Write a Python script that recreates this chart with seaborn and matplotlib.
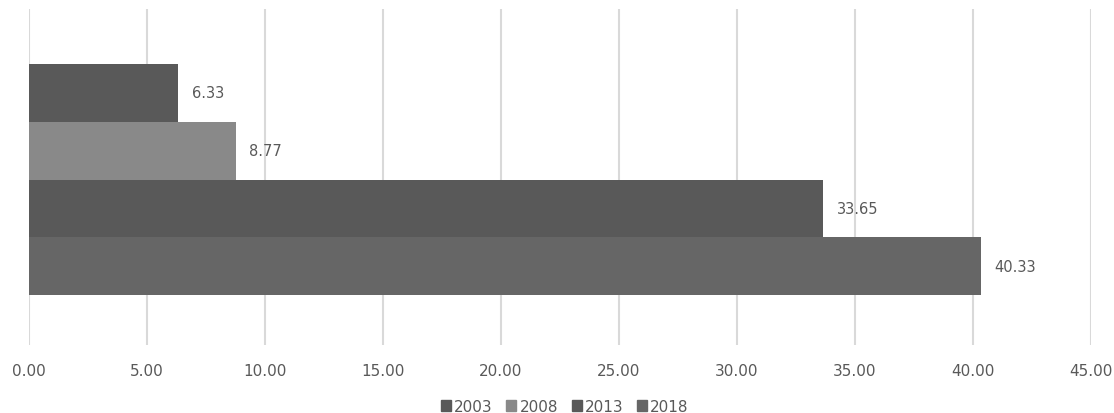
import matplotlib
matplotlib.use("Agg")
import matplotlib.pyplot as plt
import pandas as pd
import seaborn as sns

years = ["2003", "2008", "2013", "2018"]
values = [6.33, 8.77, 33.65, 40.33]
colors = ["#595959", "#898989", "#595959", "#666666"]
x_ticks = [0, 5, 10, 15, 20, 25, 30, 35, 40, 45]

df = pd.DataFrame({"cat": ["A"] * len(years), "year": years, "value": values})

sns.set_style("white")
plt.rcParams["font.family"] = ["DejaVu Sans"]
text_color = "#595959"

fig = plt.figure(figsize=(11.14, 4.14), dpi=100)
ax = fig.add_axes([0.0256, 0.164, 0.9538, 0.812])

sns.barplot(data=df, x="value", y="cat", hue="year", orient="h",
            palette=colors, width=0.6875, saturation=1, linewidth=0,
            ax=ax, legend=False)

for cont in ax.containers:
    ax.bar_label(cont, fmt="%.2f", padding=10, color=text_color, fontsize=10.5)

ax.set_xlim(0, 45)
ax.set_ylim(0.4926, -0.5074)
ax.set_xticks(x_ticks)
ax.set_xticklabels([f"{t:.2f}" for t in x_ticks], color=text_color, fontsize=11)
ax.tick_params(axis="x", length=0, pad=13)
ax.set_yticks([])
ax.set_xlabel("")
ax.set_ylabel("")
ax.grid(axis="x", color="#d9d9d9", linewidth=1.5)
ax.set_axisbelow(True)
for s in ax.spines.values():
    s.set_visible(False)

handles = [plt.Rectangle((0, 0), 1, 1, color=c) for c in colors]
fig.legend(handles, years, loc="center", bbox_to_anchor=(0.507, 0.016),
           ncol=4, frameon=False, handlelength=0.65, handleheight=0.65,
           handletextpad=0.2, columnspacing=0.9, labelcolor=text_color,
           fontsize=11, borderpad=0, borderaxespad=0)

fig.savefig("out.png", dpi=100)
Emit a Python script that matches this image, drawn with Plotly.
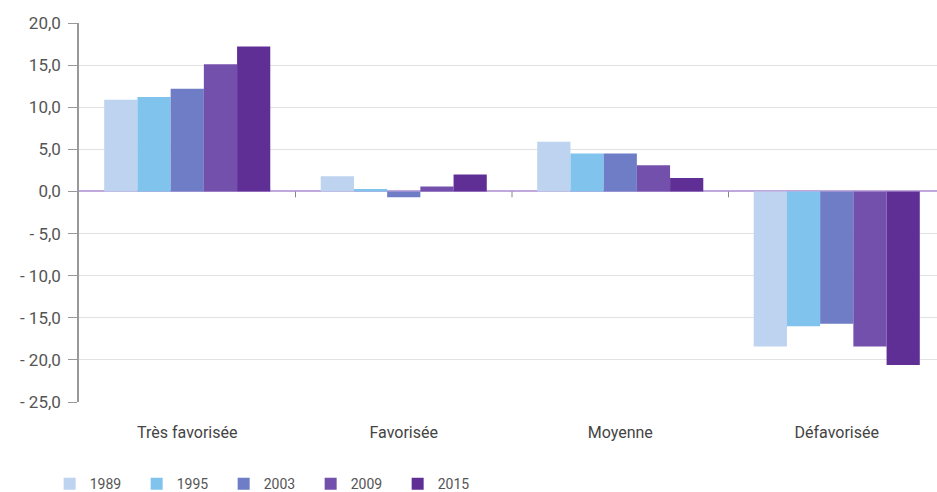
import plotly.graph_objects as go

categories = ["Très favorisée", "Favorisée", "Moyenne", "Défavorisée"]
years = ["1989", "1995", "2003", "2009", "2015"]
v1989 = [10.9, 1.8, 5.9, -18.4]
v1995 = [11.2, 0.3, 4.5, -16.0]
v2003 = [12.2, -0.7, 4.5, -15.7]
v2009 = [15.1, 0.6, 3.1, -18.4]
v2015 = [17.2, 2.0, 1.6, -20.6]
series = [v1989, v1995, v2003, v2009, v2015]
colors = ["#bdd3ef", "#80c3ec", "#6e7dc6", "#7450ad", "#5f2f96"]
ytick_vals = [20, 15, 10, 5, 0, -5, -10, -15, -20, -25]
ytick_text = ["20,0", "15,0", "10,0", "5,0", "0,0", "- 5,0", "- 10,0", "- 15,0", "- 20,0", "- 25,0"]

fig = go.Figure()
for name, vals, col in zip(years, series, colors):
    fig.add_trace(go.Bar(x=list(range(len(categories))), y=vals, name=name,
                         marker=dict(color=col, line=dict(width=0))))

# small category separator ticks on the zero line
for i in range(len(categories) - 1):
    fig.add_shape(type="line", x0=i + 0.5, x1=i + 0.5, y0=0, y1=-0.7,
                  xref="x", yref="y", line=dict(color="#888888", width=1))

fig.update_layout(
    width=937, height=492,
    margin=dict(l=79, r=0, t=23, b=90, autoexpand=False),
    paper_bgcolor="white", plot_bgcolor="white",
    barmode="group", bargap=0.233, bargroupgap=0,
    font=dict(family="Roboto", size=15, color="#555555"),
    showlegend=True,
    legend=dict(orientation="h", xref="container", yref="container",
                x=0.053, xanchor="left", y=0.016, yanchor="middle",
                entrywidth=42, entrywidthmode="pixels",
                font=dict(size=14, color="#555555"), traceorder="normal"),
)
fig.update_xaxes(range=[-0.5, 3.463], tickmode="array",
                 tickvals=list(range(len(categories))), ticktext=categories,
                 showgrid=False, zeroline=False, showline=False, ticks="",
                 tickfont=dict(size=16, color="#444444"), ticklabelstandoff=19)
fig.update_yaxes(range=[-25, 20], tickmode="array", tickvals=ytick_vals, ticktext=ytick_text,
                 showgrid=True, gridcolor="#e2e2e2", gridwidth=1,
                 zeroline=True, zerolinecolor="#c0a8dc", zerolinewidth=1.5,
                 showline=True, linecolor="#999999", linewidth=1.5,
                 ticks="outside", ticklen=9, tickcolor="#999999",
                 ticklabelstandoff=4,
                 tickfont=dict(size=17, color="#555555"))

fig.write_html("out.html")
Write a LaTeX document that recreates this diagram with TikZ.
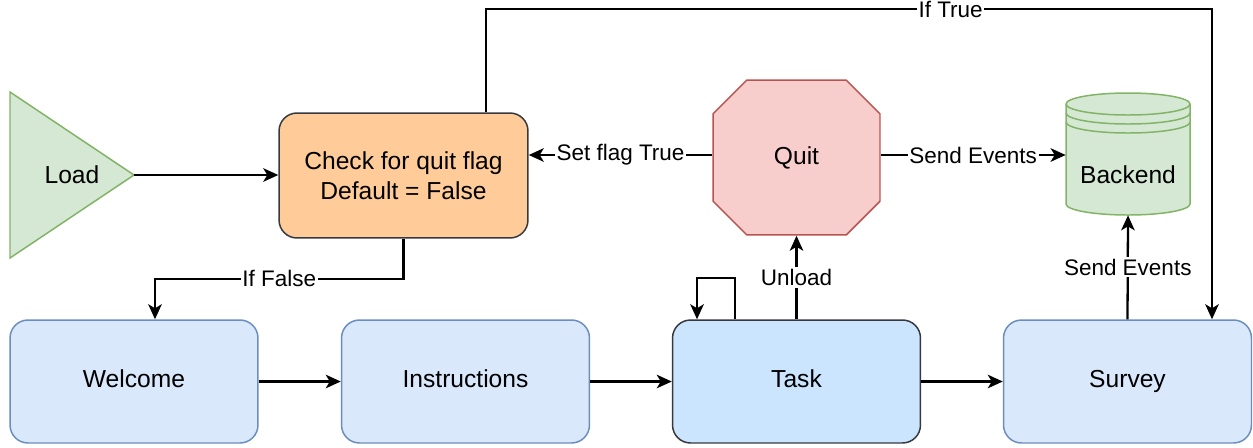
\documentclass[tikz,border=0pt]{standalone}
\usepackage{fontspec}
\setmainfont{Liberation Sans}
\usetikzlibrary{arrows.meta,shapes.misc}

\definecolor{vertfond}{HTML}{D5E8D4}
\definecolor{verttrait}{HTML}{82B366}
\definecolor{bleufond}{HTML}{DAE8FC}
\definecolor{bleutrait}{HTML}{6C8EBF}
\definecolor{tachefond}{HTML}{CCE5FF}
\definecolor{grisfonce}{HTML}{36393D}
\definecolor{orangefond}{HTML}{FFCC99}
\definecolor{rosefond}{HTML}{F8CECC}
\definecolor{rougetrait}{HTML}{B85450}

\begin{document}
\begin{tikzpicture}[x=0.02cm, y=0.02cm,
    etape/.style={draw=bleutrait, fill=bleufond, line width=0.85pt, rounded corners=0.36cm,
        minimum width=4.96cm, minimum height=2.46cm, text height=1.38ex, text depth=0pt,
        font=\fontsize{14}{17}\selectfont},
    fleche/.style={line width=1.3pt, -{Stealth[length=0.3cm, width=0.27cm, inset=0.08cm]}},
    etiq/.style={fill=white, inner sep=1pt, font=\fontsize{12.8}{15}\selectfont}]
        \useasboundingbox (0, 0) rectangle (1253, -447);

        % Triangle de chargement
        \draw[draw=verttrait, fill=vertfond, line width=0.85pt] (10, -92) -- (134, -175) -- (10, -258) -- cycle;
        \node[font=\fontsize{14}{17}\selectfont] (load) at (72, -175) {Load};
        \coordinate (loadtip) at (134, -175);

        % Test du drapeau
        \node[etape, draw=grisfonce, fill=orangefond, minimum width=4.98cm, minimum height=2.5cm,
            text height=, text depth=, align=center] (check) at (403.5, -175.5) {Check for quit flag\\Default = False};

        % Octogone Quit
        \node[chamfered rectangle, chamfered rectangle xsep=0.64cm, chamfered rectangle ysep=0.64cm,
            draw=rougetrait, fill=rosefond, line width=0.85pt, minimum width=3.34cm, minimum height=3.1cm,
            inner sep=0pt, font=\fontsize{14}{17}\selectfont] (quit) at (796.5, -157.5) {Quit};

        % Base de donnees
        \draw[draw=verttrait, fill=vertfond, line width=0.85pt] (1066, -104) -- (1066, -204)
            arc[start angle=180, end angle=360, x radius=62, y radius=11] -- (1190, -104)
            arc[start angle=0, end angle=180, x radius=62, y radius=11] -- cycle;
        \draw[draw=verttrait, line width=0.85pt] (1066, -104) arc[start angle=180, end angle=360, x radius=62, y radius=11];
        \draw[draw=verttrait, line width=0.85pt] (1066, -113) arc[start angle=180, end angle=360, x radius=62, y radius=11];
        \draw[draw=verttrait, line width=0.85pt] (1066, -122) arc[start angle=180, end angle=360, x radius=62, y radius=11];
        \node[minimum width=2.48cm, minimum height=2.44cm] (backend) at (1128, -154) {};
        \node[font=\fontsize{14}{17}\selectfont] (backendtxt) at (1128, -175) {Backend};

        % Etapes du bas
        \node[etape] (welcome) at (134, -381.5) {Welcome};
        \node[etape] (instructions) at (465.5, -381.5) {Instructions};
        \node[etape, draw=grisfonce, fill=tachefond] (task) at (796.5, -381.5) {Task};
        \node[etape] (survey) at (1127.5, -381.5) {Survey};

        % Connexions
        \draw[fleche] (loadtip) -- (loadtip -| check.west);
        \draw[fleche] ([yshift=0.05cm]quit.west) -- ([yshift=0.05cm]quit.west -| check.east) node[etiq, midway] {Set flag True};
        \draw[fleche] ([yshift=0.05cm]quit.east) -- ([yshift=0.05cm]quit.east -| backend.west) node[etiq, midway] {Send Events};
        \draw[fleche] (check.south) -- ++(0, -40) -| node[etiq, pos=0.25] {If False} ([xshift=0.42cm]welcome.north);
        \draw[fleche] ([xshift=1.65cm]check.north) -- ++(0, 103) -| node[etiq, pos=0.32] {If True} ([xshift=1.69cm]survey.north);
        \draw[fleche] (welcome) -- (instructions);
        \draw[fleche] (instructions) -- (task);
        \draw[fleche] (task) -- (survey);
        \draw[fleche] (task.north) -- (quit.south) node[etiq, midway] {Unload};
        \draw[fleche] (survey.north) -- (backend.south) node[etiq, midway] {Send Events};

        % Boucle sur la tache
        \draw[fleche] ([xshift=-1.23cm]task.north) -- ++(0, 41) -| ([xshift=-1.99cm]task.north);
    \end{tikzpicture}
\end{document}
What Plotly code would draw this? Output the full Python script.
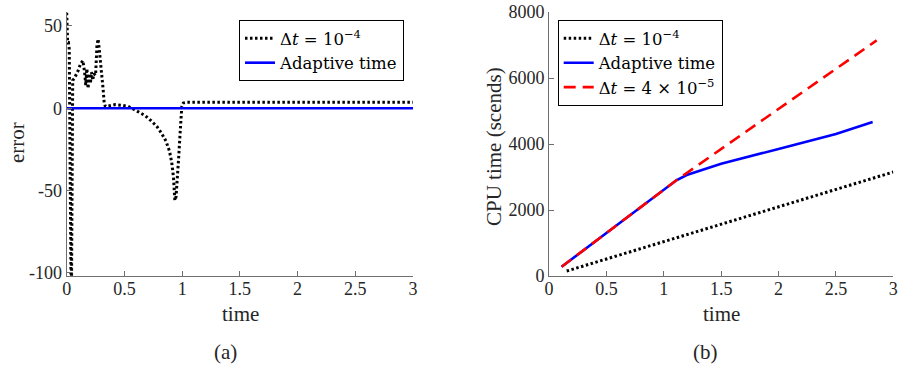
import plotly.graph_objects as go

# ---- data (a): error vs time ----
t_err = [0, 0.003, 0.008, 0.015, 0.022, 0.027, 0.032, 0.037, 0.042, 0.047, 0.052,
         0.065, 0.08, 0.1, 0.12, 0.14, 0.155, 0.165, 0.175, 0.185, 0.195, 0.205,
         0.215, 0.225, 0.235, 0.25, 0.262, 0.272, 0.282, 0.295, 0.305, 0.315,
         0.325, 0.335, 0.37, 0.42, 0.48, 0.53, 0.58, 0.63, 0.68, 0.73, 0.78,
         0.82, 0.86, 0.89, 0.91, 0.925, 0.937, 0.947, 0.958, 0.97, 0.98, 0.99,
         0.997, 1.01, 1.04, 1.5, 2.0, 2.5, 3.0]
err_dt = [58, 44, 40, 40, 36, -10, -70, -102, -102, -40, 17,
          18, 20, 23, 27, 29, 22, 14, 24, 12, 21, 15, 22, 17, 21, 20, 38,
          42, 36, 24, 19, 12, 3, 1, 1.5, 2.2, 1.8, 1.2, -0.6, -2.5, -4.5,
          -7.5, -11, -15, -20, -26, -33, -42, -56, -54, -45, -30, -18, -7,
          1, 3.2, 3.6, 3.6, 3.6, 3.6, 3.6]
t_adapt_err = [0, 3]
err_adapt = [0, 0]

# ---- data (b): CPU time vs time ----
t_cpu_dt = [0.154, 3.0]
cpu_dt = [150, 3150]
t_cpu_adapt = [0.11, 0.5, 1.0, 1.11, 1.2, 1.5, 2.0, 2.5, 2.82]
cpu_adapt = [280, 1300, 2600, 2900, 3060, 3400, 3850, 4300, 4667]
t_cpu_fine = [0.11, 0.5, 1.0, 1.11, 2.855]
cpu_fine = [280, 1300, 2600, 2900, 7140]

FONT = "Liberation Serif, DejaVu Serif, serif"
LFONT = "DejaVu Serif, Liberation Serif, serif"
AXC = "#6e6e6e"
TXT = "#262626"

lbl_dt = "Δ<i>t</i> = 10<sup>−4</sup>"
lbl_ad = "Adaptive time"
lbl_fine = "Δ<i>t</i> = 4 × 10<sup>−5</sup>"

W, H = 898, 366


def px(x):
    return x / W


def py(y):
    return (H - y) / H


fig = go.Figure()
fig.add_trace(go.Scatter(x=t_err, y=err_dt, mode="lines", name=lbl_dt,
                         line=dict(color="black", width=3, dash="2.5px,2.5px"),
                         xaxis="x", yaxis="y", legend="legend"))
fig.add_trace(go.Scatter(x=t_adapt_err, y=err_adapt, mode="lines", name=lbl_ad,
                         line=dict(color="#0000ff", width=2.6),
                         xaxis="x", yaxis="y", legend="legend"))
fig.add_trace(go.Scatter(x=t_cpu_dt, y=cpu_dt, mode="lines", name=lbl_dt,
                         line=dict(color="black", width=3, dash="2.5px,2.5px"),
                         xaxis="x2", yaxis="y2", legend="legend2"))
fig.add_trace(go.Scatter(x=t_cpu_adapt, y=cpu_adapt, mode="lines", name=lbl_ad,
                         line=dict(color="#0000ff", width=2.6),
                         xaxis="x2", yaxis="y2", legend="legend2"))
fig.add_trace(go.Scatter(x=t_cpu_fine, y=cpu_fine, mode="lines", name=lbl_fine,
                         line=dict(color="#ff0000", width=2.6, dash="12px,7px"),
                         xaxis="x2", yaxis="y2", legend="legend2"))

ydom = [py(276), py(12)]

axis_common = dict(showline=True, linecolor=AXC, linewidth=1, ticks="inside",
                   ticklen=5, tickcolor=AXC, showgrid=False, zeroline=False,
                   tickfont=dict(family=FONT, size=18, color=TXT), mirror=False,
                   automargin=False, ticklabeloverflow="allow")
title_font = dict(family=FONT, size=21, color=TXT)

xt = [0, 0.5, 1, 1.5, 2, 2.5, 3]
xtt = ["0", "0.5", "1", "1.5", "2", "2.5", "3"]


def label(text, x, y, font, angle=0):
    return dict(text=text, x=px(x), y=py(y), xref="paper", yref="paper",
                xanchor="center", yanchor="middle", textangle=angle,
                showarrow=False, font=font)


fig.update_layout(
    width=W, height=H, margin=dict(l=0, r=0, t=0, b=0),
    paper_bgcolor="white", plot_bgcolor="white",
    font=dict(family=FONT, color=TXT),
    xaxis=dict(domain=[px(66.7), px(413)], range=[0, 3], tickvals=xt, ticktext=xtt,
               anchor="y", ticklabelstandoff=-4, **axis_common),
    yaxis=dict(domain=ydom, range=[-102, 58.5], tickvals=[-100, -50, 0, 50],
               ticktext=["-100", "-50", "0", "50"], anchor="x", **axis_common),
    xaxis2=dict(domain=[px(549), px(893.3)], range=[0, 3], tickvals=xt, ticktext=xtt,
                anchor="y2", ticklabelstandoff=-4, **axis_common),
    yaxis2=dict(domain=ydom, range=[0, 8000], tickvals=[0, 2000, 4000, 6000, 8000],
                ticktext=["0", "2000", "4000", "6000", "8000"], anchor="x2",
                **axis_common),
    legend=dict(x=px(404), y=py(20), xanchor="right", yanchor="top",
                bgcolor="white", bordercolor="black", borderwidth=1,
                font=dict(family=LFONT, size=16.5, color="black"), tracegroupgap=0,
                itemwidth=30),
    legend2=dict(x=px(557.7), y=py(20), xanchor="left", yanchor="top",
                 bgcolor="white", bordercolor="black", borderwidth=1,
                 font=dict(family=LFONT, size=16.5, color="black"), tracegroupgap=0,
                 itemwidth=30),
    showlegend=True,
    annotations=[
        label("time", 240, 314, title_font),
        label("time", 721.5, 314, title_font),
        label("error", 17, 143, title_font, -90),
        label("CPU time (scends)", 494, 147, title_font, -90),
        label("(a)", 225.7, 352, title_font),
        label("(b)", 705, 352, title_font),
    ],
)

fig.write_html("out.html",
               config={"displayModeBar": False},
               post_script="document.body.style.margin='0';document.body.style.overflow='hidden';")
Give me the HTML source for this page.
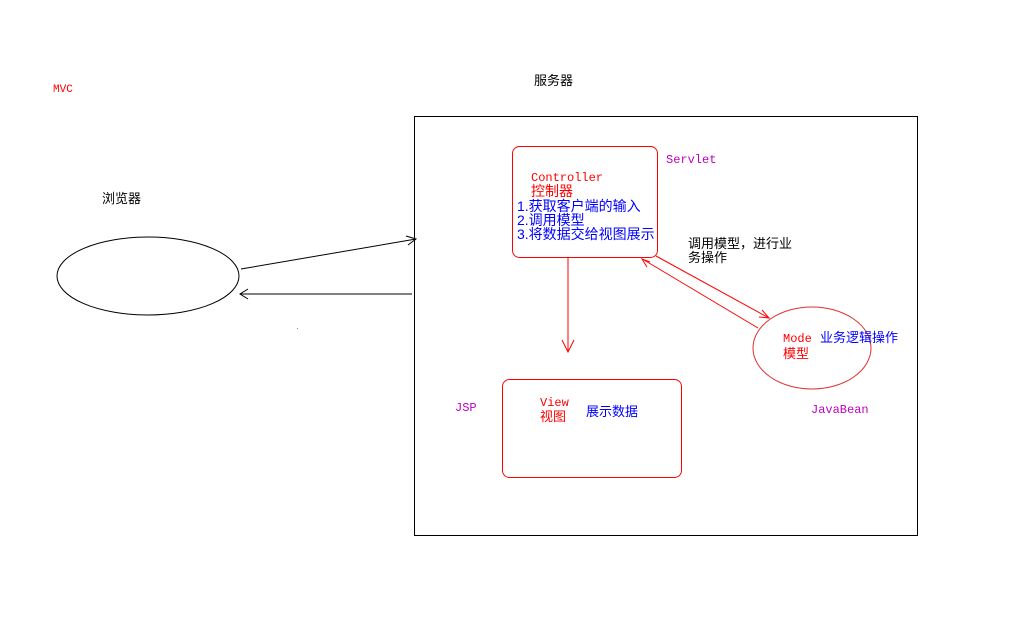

Task to complete —
Out of the records, collect only those lines that contain the string "with".

Solution for this task —
Write a Python script that recreates this chart with seaborn and matplotlib.
Emit a Python script that matches this image, drawn with Plotly.
Write a LaTeX document that recreates this diagram with TikZ.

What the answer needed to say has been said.